Side note- whoever farted on the plane is a dark soul. 


Day 9: to the waitress that was so concerned with my gluten limitations, next time don’t make sure the chef uses a wheat tortilla for my fajitas….. Come on. 


Day 10: back to the grind of quinoa and rice cakes. 


Day 11: how can one enjoy Ben & Jerry’s if  the good flavors involve cookie or brownie bits? 


Day 12: pizza is so amazing. 


Day 13: God damnit pizza, you really did me wrong.


Day 14: If Nicole puts her donut up to my face again, I will stab her. 


Day 15: tried the GF pancakes. Not the best, but I’ll eat em.


Day 16: no complaints bc Chex cereal is stocked. 


Day 17: searched “how to make rice cakes” on Pinterest and we’re just gonna say that’s in the top 5 low points of my life. 

Also super disappointed that Cliff bars aren’t gluten free per say. But how harmful is contamination really? 


Day 18: had my first taste at GF bread. It wasn’t half bad actually. 


Day 19: is this even working? 

I miss toast.


Day 20: pretty agitated that rice cakes are bloatin’ me up. 


Day 21: turning down the roll that comes with a salad is morally corrupt. 


Day 22: I just want a burger on a fucking bun. And some pretzels. SOMETHING. 

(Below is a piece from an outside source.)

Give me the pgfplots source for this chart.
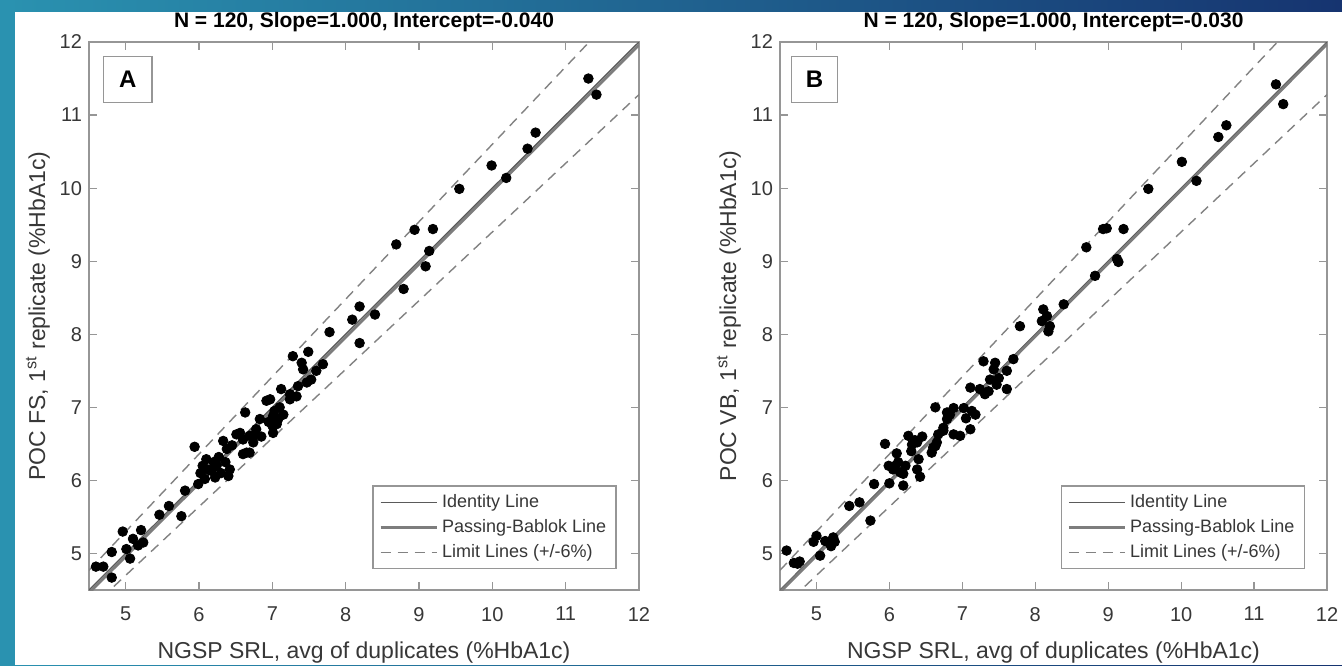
\documentclass[border=0pt]{standalone}
\usepackage{pgfplots}
\pgfplotsset{compat=1.18}
\usepackage{pgfplotstable}
\usepackage{fontspec}
\setmainfont{Liberation Sans}
\definecolor{bgteal}{RGB}{42,146,176}
\definecolor{bgnavy}{RGB}{22,52,112}
\definecolor{axgray}{RGB}{150,150,150}
\definecolor{txtgray}{RGB}{55,55,55}
\definecolor{idgray}{RGB}{90,90,90}
\definecolor{pbgray}{RGB}{125,125,125}
\definecolor{limgray}{RGB}{130,130,130}

\pgfplotstableread{
x y
4.595 4.82
4.695 4.82
4.81 4.67
4.81 5.02
4.96 5.30
5.01 5.06
5.06 4.93
5.10 5.20
5.17 5.11
5.21 5.32
5.24 5.15
5.46 5.53
5.59 5.65
5.76 5.51
5.81 5.86
5.94 6.46
5.99 5.95
6.02 6.10
6.05 6.20
6.08 6.02
6.10 6.29
6.12 6.15
6.17 6.13
6.20 6.25
6.22 6.04
6.24 6.20
6.27 6.32
6.30 6.10
6.33 6.54
6.36 6.25
6.38 6.43
6.40 6.06
6.42 6.15
6.45 6.48
6.51 6.63
6.56 6.65
6.60 6.36
6.60 6.56
6.63 6.93
6.65 6.38
6.69 6.38
6.69 6.61
6.74 6.52
6.74 6.61
6.78 6.70
6.83 6.84
6.85 6.60
6.92 7.09
6.95 6.80
6.97 7.11
7.00 6.75
7.01 6.88
7.01 6.65
7.03 6.95
7.06 6.77
7.08 6.84
7.10 7.00
7.12 7.25
7.15 6.90
7.24 7.18
7.24 7.11
7.28 7.70
7.33 7.15
7.35 7.29
7.40 7.61
7.42 7.52
7.47 7.34
7.49 7.76
7.53 7.38
7.60 7.50
7.69 7.59
7.78 8.03
8.09 8.20
8.19 8.38
8.19 7.88
8.40 8.27
8.69 9.23
8.79 8.62
8.94 9.43
9.09 8.93
9.14 9.14
9.19 9.44
9.55 9.99
9.99 10.31
10.19 10.14
10.48 10.54
10.59 10.76
11.31 11.50
11.42 11.28
}\dataA

\pgfplotstableread{
x y
4.59 5.04
4.69 4.87
4.77 4.89
4.74 4.86
4.96 5.16
5.00 5.24
5.05 4.97
5.12 5.17
5.19 5.15
5.23 5.22
5.25 5.16
5.20 5.10
5.45 5.65
5.59 5.70
5.74 5.45
5.79 5.95
5.94 6.50
5.99 6.20
6.00 5.96
6.05 6.15
6.08 6.20
6.10 6.37
6.12 6.25
6.15 6.11
6.19 6.09
6.19 5.93
6.22 6.20
6.26 6.61
6.30 6.40
6.31 6.49
6.35 6.55
6.38 6.52
6.38 6.15
6.40 6.29
6.42 6.05
6.45 6.60
6.58 6.38
6.60 6.45
6.63 6.47
6.63 7.00
6.65 6.52
6.67 6.63
6.74 6.68
6.74 6.72
6.79 6.93
6.79 6.84
6.83 6.90
6.88 6.99
6.88 6.63
6.97 6.61
7.02 6.99
7.05 6.85
7.11 6.70
7.11 7.27
7.13 6.95
7.18 6.90
7.24 7.25
7.29 7.63
7.31 7.18
7.36 7.22
7.38 7.38
7.43 7.52
7.45 7.61
7.47 7.31
7.50 7.40
7.61 7.50
7.61 7.25
7.70 7.66
7.79 8.11
8.09 8.18
8.11 8.34
8.16 8.25
8.18 8.04
8.20 8.11
8.39 8.41
8.70 9.19
8.82 8.80
8.93 9.44
8.98 9.45
9.12 9.03
9.14 8.99
9.21 9.44
9.55 9.99
10.01 10.36
10.21 10.10
10.51 10.70
10.62 10.86
11.30 11.42
11.40 11.15
}\dataB

\pgfplotsset{
  mcstyle/.style={
    scale only axis,
    height=274pt,
    xmin=4.5, xmax=12, ymin=4.5, ymax=12,
    xtick={5,6,...,12}, ytick={5,6,...,12},
    axis line style={axgray, line width=0.9pt},
    tick style={axgray, line width=0.6pt},
    major tick length=4pt,
    tick align=inside,
    xtick pos=both, ytick pos=both,
    /pgf/number format/assume math mode=true,
    ticklabel style={font=\fontsize{10}{12}\selectfont, text=txtgray},
    xticklabel style={yshift=-5pt},
    label style={font=\fontsize{11.5}{14}\selectfont, text=txtgray},
    title style={font=\fontsize{10.5}{12}\selectfont\bfseries, yshift=-4.5pt},
    xlabel style={yshift=-3.5pt},
    ylabel style={yshift=-2pt},
    legend style={at={(0.96,0.038)}, anchor=south east, draw=axgray, line width=0.8pt,
      font=\fontsize{9}{10.5}\selectfont, text=txtgray, inner xsep=3pt, inner ysep=2pt,
      row sep=0.5pt, cells={anchor=west}},
    legend image code/.code={\draw[#1] (0pt,0pt) -- (28pt,0pt);},
    legend cell align=left,
  }
}

\begin{document}
\begin{tikzpicture}
\useasboundingbox (0pt,0pt) rectangle (671pt,332.5pt);
\shade[left color=bgteal, right color=bgnavy] (0pt,0pt) rectangle (671pt,332.5pt);
\fill[bgteal] (0pt,0pt) rectangle (7.5pt,332.5pt);
\fill[white] (7.5pt,0pt) rectangle (671pt,326.5pt);

\begin{axis}[mcstyle, width=275pt, at={(44.5pt,37.5pt)}, anchor=south west,
  title={N = 120, Slope=1.000, Intercept=-0.040},
  xlabel={NGSP SRL, avg of duplicates (\%HbA1c)},
  ylabel={POC FS, 1\textsuperscript{st} replicate (\%HbA1c)}]
\addplot[idgray, line width=0.7pt] coordinates {(4.5,4.5) (12,12)};
\addlegendentry{Identity Line}
\addplot[pbgray, line width=1.4pt] coordinates {(4.5,4.46) (12,11.96)};
\addlegendentry{Passing-Bablok Line}
\addplot[limgray, line width=0.7pt, dash pattern=on 5pt off 3.5pt] coordinates {(4.5,4.77) (12,12.72)};
\addlegendentry{Limit Lines (+/-6\%)}
\addplot[limgray, line width=0.7pt, dash pattern=on 5pt off 3.5pt, forget plot] coordinates {(4.5,4.23) (12,11.28)};
\addplot[only marks, mark=*, mark size=2.4pt, black, forget plot] table[x=x,y=y] {\dataA};
\draw[axgray, line width=0.8pt, fill=white] (axis cs:4.70,11.17) rectangle (axis cs:5.36,11.80);
\node[font=\fontsize{12}{14}\selectfont\bfseries] at (axis cs:5.03,11.485) {A};
\end{axis}

\begin{axis}[mcstyle, width=273.5pt, at={(390pt,37.5pt)}, anchor=south west,
  title={N = 120, Slope=1.000, Intercept=-0.030},
  xlabel={NGSP SRL, avg of duplicates (\%HbA1c)},
  ylabel={POC VB, 1\textsuperscript{st} replicate (\%HbA1c)}]
\addplot[idgray, line width=0.7pt] coordinates {(4.5,4.5) (12,12)};
\addlegendentry{Identity Line}
\addplot[pbgray, line width=1.4pt] coordinates {(4.5,4.47) (12,11.97)};
\addlegendentry{Passing-Bablok Line}
\addplot[limgray, line width=0.7pt, dash pattern=on 5pt off 3.5pt] coordinates {(4.5,4.77) (12,12.72)};
\addlegendentry{Limit Lines (+/-6\%)}
\addplot[limgray, line width=0.7pt, dash pattern=on 5pt off 3.5pt, forget plot] coordinates {(4.5,4.23) (12,11.28)};
\addplot[only marks, mark=*, mark size=2.4pt, black, forget plot] table[x=x,y=y] {\dataB};
\draw[axgray, line width=0.8pt, fill=white] (axis cs:4.66,11.17) rectangle (axis cs:5.29,11.80);
\node[font=\fontsize{12}{14}\selectfont\bfseries] at (axis cs:4.975,11.485) {B};
\end{axis}
\end{tikzpicture}
\end{document}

It baffles me that even with the amount of attention this lifestyle has gotten, that grocery stores don’t do a better job at providing options and advertising correct options. I was in Giant Eagle, saw some Kashi bars that the store has labeled as gluten free, so I bought some. They in fact DO contain wheat, as one of the first ingredients. !!!!! I should have looked before the purchase was made, but get it together Giant Eagle. Isn’t that how petty lawsuits come about? 

(Discovery of the wheat was made mid bite, so yeah…. Cheat #4?)

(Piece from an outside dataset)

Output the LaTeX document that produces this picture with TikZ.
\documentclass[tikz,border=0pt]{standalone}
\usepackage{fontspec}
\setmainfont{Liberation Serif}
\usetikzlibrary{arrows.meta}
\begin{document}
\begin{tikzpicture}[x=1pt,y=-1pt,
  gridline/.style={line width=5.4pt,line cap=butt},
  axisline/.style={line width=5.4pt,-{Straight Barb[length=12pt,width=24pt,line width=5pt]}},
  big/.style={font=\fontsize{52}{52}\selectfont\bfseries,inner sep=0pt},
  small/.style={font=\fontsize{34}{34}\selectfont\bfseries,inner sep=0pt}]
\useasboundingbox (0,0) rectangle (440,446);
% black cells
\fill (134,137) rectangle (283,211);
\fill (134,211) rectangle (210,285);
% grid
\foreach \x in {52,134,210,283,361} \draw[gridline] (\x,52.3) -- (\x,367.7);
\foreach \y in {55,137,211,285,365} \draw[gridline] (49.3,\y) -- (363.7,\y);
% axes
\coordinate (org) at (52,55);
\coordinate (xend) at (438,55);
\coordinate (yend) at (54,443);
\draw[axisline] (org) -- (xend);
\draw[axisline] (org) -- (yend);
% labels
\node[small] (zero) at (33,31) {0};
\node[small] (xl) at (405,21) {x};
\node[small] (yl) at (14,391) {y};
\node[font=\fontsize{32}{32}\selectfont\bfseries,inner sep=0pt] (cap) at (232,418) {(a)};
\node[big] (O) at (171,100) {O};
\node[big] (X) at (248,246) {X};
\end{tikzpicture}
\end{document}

Day 23: over it. Just really, really over it. 


Day 24: I realize that I am incredibly dramatic, but being a runner and dealing with this has been really tough. The meal before a workout is crucial and when you can’t rely on your “go-to” because it’s FILLED with gluten, well that’s a buzz kill. All props to those that have celiac-you guys are the real troopers. Humans are animals of habit, which is also why breaking habits seem nearly impossible. This whole 30 day thing is more than justin attempt to feel good about myself again, but proof that if I stick to something for 30 days, I can do anything if the effort is applied. 

Okay sappy thought over. 


Day 25:  I figured the “May contain traces of wheat…” warning on the Cliff Bar packaging was okay enough to eat.  Protein poop bar.  Karma. 


Day 26: freshies treatin’ me to campus food aka GF pasta aka could be better….


Day 27: no issues with gluten but what the hell is beef brisket? Never again. 


Day 28: nailed the GF pancakes this morning– fluffy and glorious.


Day 29: the grocery store had freshly baked bread this morning and the aromas brought tears to my eyes.


Day 30: it is a glorious day because it is the last day. Going out on rice cakes and potatoes, but with the dream of tomorrow’s bread feast. 



It pains me to report that in the grand scheme of things, I did feel better without the gluten.  Now it’s just a matter of finding the GF foods I enjoy instead of chomping on rice cakes, seasoned with my tears (not really people).  I will still eat pizza whenever it’s offered though–totally worth it.